Dear First-Year Student,

I am happy to have the opportunity to welcome you to Mercer, and to tell you about the First Year Seminar course that you will be taking this year. This course means a lot to me and I am passionate about its importance to you. I am the Director of the FYS program, and I have been involved with it not only from the first semester Mercer taught it, in the Fall of 1997, but even since the initial discussions in 1995 which led to its inception.
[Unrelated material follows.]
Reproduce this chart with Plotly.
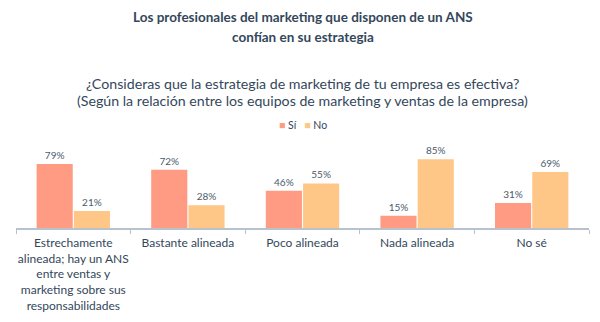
import plotly.graph_objects as go

categories = [
    "Estrechamente alineada; hay un ANS entre ventas y marketing sobre sus responsabilidades",
    "Bastante alineada",
    "Poco alineada",
    "Nada alineada",
    "No sé",
]
tick_labels = [
    "Estrechamente<br>alineada; hay un ANS<br>entre ventas y<br>marketing sobre sus<br>responsabilidades",
    "Bastante alineada",
    "Poco alineada",
    "Nada alineada",
    "No sé",
]
series_names = ["Sí", "No"]
si_values = [79, 72, 46, 15, 31]
no_values = [21, 28, 55, 85, 69]

TEXT = "#33475b"
FONT = "Lato, Open Sans, sans-serif"
SI_COLOR = "#ff9b82"
NO_COLOR = "#ffc787"

fig = go.Figure()
for name, vals, color in [(series_names[0], si_values, SI_COLOR),
                          (series_names[1], no_values, NO_COLOR)]:
    fig.add_trace(go.Bar(
        name=name, x=categories, y=vals,
        marker=dict(color=color, line=dict(width=0)),
        text=[f"{v}%" for v in vals], textposition="outside",
        textfont=dict(size=10, color="#4a5a6a"), cliponaxis=False,
    ))

fig.update_layout(
    width=600, height=322,
    margin=dict(l=16, r=11, t=147, b=94),
    paper_bgcolor="white", plot_bgcolor="white",
    font=dict(family=FONT, color=TEXT),
    barmode="group", bargap=0.35, bargroupgap=0.03,
    showlegend=False,
)


def header(text, shift, size):
    fig.add_annotation(text=text, xref="paper", yref="paper", x=0.5, y=1,
                       xanchor="center", yanchor="middle", yshift=shift,
                       showarrow=False, font=dict(size=size, color=TEXT))


header("<b>Los profesionales del marketing que disponen de un ANS</b>", 130, 13.5)
header("<b>confían en su estrategia</b>", 110, 13.5)
header("¿Consideras que la estrategia de marketing de tu empresa es efectiva?", 64, 14.2)
header("(Según la relación entre los equipos de marketing y ventas de la empresa)", 47, 14.2)

# compact legend row
legend_text = (f"<span style='color:{SI_COLOR}'>■</span> {series_names[0]}"
               f"   <span style='color:{NO_COLOR}'>■</span> {series_names[1]}")
fig.add_annotation(text=legend_text, xref="paper", yref="paper", x=0.5, y=1,
                   xanchor="center", yanchor="middle", yshift=22,
                   showarrow=False, font=dict(size=10.5, color=TEXT))

fig.update_xaxes(
    tickvals=categories, ticktext=tick_labels, tickangle=0,
    tickson="boundaries", ticks="outside", ticklen=4, tickcolor="#b8c2cc",
    showline=True, linecolor="#b8c2cc", linewidth=1.5,
    ticklabelstandoff=3,
    tickfont=dict(size=12, color=TEXT), automargin=False,
)
fig.update_yaxes(range=[0, 100], visible=False, showgrid=False, fixedrange=True)

fig.write_html("out.html")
From the very beginning, FYS was conceived as a course that would train Mercer's new students in the crucial skills of thinking, reading and writing critically—skills that we believe are essential to a liberal education and to an active and aware life. The many sections of FYS use a diverse multitude of texts and methods, but these sections are united by their focus on helping you acquire the habits of analytic thought and the ability to communicate your thoughts to others. This semester your FYS professor will help you to learn these new skills, to give up the comfortable habits of fuzzy thinking, simplistic answers and imprecise generalizations, and to emerge into a more vitally engaged awareness of yourself and your world. FYS truly is, as our catalog claims, “the essential Mercer course.”

FYS will challenge you and change you, and prepare you to succeed in and get the most out of your subsequent education here. You will encounter ideas, questions and habits of thought that, we hope, will stick with you to deepen and enrich the rest of your life. We welcome you as you embark on this journey.